[Entries from a dataset]
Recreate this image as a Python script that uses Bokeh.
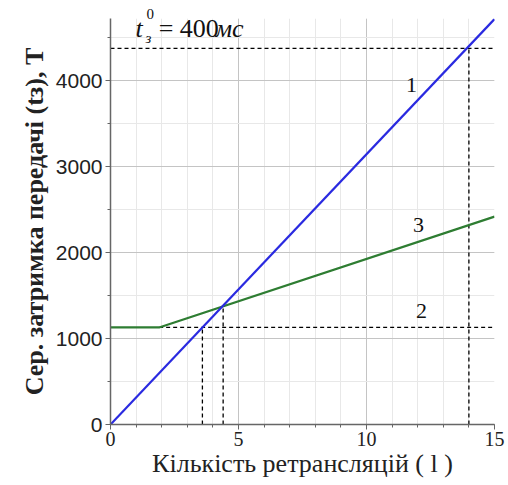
from bokeh.plotting import figure
from bokeh.models import Label, SingleIntervalTicker, Range1d
from bokeh.embed import file_html
from bokeh.resources import INLINE

# --- data ---
x_limits = [0, 15]
y_limits = [0, 4727]
line1_x = [0, 15]
line1_y = [0, 4720]
line3_x = [0, 1.9, 15]
line3_y = [1130, 1130, 2420]
line2_x = [1.9, 15]
line2_y = [1130, 1130]
t0_level = 4380          # t_з^0 = 400 мс level
t0_cross = 14.0          # crossing of line 1 with t0 level
cross12_x = 3.59         # line 1 meets line 2
cross12_y = 1130
cross13_x = 4.4          # line 1 meets line 3
cross13_y = 1385
curve_labels = ["1", "3", "2"]
curve_label_x = [11.76, 12.03, 12.15]
curve_label_y = [3958, 2317, 1327]

SERIF = "Liberation Serif"
SANS = "Liberation Sans"

p = figure(width=508, height=485, output_backend="svg", toolbar_location=None,
           x_range=Range1d(*x_limits), y_range=Range1d(*y_limits),
           min_border_left=110, min_border_right=14, min_border_top=18, min_border_bottom=61)
p.outline_line_color = None
p.background_fill_color = "white"
p.border_fill_color = "white"

# superscript "0" of t_з^0 sits above the frame: use the title slot
p.title.text = "0"
p.title.text_font = SERIF
p.title.text_font_size = "15px"
p.title.text_font_style = "normal"
p.title.text_color = "#111111"
p.title.align = "left"
p.title.offset = 36
p.title.standoff = 0

p.xaxis.ticker = SingleIntervalTicker(interval=5, num_minor_ticks=5)
p.yaxis.ticker = SingleIntervalTicker(interval=1000, num_minor_ticks=2)

for ax in (p.xaxis[0], p.yaxis[0]):
    ax.axis_line_color = "#666666"
    ax.axis_line_width = 1.5
    ax.major_tick_line_color = "#666666"
    ax.minor_tick_line_color = "#666666"
    ax.major_tick_out = 5
    ax.major_tick_in = 0
    ax.minor_tick_out = 3
    ax.minor_tick_in = 0
    ax.major_label_text_color = "#222222"
    ax.axis_label_text_font = SERIF
    ax.axis_label_text_color = "#222222"
    ax.axis_label_text_font_style = "normal"

p.xaxis.major_label_text_font = SERIF
p.xaxis.major_label_text_font_size = "20px"
p.yaxis.major_label_text_font = SANS
p.yaxis.major_label_text_font_size = "21px"

p.xaxis.axis_label = "Кількість ретрансляцій ( l )"
p.xaxis.axis_label_text_font_size = "26px"
p.xaxis.axis_label_standoff = 0
p.xaxis.major_label_standoff = 2
p.yaxis.axis_label = "Сер. затримка передачі (tз), T"
p.yaxis.axis_label_text_font_size = "26px"
p.yaxis.axis_label_text_font_style = "bold"
p.yaxis.axis_label_standoff = 4
p.yaxis.major_label_standoff = 3

p.xgrid.grid_line_color = "#c4c4c4"
p.ygrid.grid_line_color = "#c4c4c4"
p.xgrid.minor_grid_line_color = "#e8e8e8"
p.ygrid.minor_grid_line_color = "#e8e8e8"

# dashed helper lines
dash = dict(line_color="black", line_width=1.3, line_dash="4 3")
p.line(x_limits, [t0_level, t0_level], **dash)
p.line([t0_cross, t0_cross], [0, t0_level], **dash)
p.line(line2_x, line2_y, **dash)
p.line([cross12_x, cross12_x], [0, cross12_y], **dash)
p.line([cross13_x, cross13_x], [0, cross13_y], **dash)

# curves
p.line(line3_x, line3_y, line_color="#2e7d32", line_width=2.2)
p.line(line1_x, line1_y, line_color="#2a2ae0", line_width=2.2)

for t, x, y in zip(curve_labels, curve_label_x, curve_label_y):
    p.add_layout(Label(x=x, y=y, text=t, text_font=SERIF, text_font_size="22px",
                       text_align="center", text_baseline="middle", text_color="#111111"))

# t_з^0 = 400мс annotation
p.add_layout(Label(x=0.98, y=4447, text="t", text_font=SERIF, text_font_size="26px",
                   text_font_style="italic", text_color="#111111"))
p.add_layout(Label(x=1.37, y=4412, text="з", text_font=SERIF, text_font_size="15px",
                   text_font_style="italic", text_color="#111111"))
p.add_layout(Label(x=1.88, y=4447, text="= 400", text_font=SERIF, text_font_size="26px",
                   text_color="#111111"))
p.add_layout(Label(x=4.1, y=4447, text="мс", text_font=SERIF, text_font_size="26px",
                   text_font_style="italic", text_color="#111111"))

open("out.html", "w").write(file_html(p, INLINE))
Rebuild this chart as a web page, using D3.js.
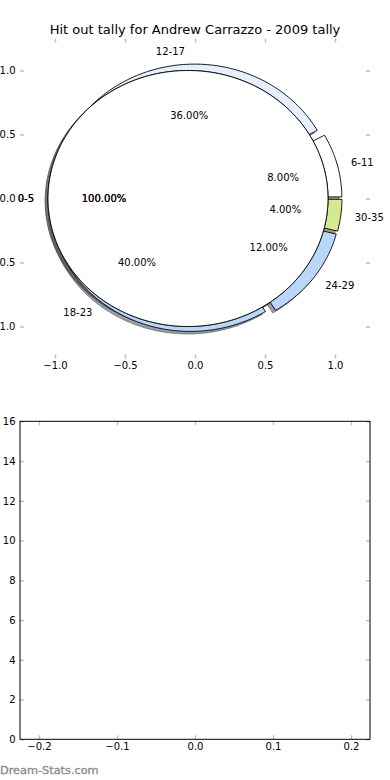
<!DOCTYPE html>
<html><head><meta charset="utf-8">
<script src="https://cdn.jsdelivr.net/npm/d3@7"></script>
<style>
body{margin:0;background:#fff}
svg{display:block}
text{font-family:"DejaVu Sans",sans-serif}
</style>
</head><body>
<svg id="c" width="390" height="780"></svg>
<script>
// ---- data ----
const titleText = "Hit out tally for Andrew Carrazzo - 2009 tally";
const ringCategories = ["6-11", "12-17", "18-23", "24-29", "30-35"];
const ringValues = [2, 9, 10, 3, 1];
const ringColors = ["#ffffff", "#e7effd", "#bad6f8", "#bad6f8", "#d4ea8e"];
const fullCategories = ["0-5"];
const fullValues = [1];
const fullColors = ["#ffffff"];
const pieTicks = [-1, -0.5, 0, 0.5, 1];
const lowerXTicks = [-0.2, -0.1, 0, 0.1, 0.2];
const lowerYTicks = [0, 2, 4, 6, 8, 10, 12, 14, 16];
const watermark = "Dream-Stats.com";

const svg = d3.select("#c");
const tickColor = "#c0c0c0";
const fmt1 = d3.format(".1f");

// ---- top (pie) axes ----
const px = d3.scaleLinear().domain([-1.25, 1.25]).range([20, 370]);
const py = d3.scaleLinear().domain([-1.25, 1.25]).range([358.5, 38.5]);

svg.append("text").attr("x", 195).attr("y", 34).attr("text-anchor", "middle")
  .attr("font-size", 13).attr("fill", "#000").text(titleText);

function styleAxis(g) {
  g.select(".domain").remove();
  g.selectAll(".tick line").attr("stroke", tickColor).attr("stroke-width", 1.5);
  g.selectAll(".tick text").attr("font-size", 10).attr("fill", "#000")
    .attr("font-family", "DejaVu Sans");
}

svg.append("g").attr("transform", "translate(0,358.5)")
  .call(d3.axisBottom(px).tickValues(pieTicks).tickSize(-4).tickPadding(3.5).tickFormat(fmt1)).call(styleAxis);
svg.append("g").attr("transform", "translate(0,38.5)")
  .call(d3.axisTop(px).tickValues(pieTicks).tickSize(-4).tickFormat("")).call(styleAxis);
svg.append("g").attr("transform", "translate(20,0)")
  .call(d3.axisLeft(py).tickValues(pieTicks).tickSize(-4).tickPadding(4.5).tickFormat(fmt1)).call(styleAxis);
svg.append("g").attr("transform", "translate(370,0)")
  .call(d3.axisRight(py).tickValues(pieTicks).tickSize(-4).tickFormat("")).call(styleAxis);

const line = d3.line().x(p => px(p[0])).y(p => py(p[1]));

function wedgePoints(cx, cy, t1, t2, full) {
  const pts = [];
  if (!full) pts.push([cx, cy]);
  const n = Math.max(8, Math.ceil((t2 - t1) / (Math.PI / 180)));
  for (let k = 0; k <= n; k++) {
    const t = t1 + (t2 - t1) * k / n;
    pts.push([cx + Math.cos(t), cy + Math.sin(t)]);
  }
  return pts;
}

function buildPie(cats, vals, colors, explode) {
  const total = d3.sum(vals);
  const arcs = d3.pie().sort(null).startAngle(0).endAngle(2 * Math.PI)(vals);
  return arcs.map((a, i) => {
    const mid = (a.startAngle + a.endAngle) / 2;
    const full = (a.endAngle - a.startAngle) >= 2 * Math.PI - 1e-9;
    const cx = explode * Math.cos(mid), cy = explode * Math.sin(mid);
    return {
      cat: cats[i], color: colors[i], pct: d3.format(".2f")(a.value / total * 100) + "%",
      mid, cx, cy, full,
      pts: wedgePoints(cx, cy, a.startAngle, a.endAngle, full)
    };
  });
}

const ring = buildPie(ringCategories, ringValues, ringColors, 0.05);
const fullPie = buildPie(fullCategories, fullValues, fullColors, 0.05);
const layers = [ring, fullPie, fullPie];

function shadowColor(c) {
  const r = d3.rgb(c);
  return d3.rgb(r.r * 0.3, r.g * 0.3, r.b * 0.3).formatHex();
}

const gPie = svg.append("g");
// shadows (below all wedges)
layers.forEach(items => {
  items.forEach(d => {
    const sp = d.pts.map(p => [p[0] - 0.02, p[1] - 0.02]);
    const sc = shadowColor(d.color);
    gPie.append("path").attr("d", line(sp) + "Z")
      .attr("fill", sc).attr("fill-opacity", 0.5)
      .attr("stroke", sc).attr("stroke-opacity", 0.5).attr("stroke-width", 1);
  });
});
// wedges
layers.forEach(items => {
  items.forEach(d => {
    gPie.append("path").attr("d", line(d.pts) + "Z")
      .attr("fill", d.color).attr("stroke", "#000").attr("stroke-width", 0.9)
      .attr("stroke-linejoin", "miter");
  });
});
// texts
layers.forEach(items => {
  items.forEach(d => {
    const lx = d.cx + 1.1 * Math.cos(d.mid), ly = d.cy + 1.1 * Math.sin(d.mid);
    svg.append("text").attr("x", px(lx)).attr("y", py(ly)).attr("dy", "0.38em")
      .attr("text-anchor", lx > 0 ? "start" : "end").attr("font-size", 10).attr("fill", "#000")
      .text(d.cat);
    const tx = d.cx + 0.6 * Math.cos(d.mid), ty = d.cy + 0.6 * Math.sin(d.mid);
    svg.append("text").attr("x", px(tx)).attr("y", py(ty)).attr("dy", "0.36em")
      .attr("text-anchor", "middle").attr("font-size", 10).attr("fill", "#000")
      .text(d.pct);
  });
});

// ---- bottom (empty) axes ----
const bx = d3.scaleLinear().domain([-175 / 780, 175 / 780]).range([20, 370]);
const by = d3.scaleLinear().domain([0, 16]).range([739.3, 421.3]);

svg.append("g").attr("transform", "translate(0,739.3)")
  .call(d3.axisBottom(bx).tickValues(lowerXTicks).tickSize(-4).tickPadding(3.5).tickFormat(fmt1)).call(styleAxis);
svg.append("g").attr("transform", "translate(0,421.3)")
  .call(d3.axisTop(bx).tickValues(lowerXTicks).tickSize(-4).tickFormat("")).call(styleAxis);
svg.append("g").attr("transform", "translate(20,0)")
  .call(d3.axisLeft(by).tickValues(lowerYTicks).tickSize(-4).tickPadding(4.5).tickFormat(d3.format("d"))).call(styleAxis);
svg.append("g").attr("transform", "translate(370,0)")
  .call(d3.axisRight(by).tickValues(lowerYTicks).tickSize(-4).tickFormat("")).call(styleAxis);

svg.append("rect").attr("x", 20).attr("y", 421.3).attr("width", 350).attr("height", 318)
  .attr("fill", "none").attr("stroke", "#000").attr("stroke-width", 1);

svg.append("text").attr("x", 0).attr("y", 774).attr("font-size", 11.3)
  .attr("fill", "#8c8c8c").attr("stroke", "#8c8c8c").attr("stroke-width", 0.35)
  .text(watermark);
</script>
</body></html>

**DIRECTIONS:**
Write out an exact copy of the listing, first line through the line containing "from bokeh.resources import INLINE", with the pictures left out.

**EXERCISE RESPONSE:**
Recreate this image as a Python script that uses Bokeh.
from bokeh.plotting import figure
from bokeh.models import Label, SingleIntervalTicker, Range1d
from bokeh.embed import file_html
from bokeh.resources import INLINE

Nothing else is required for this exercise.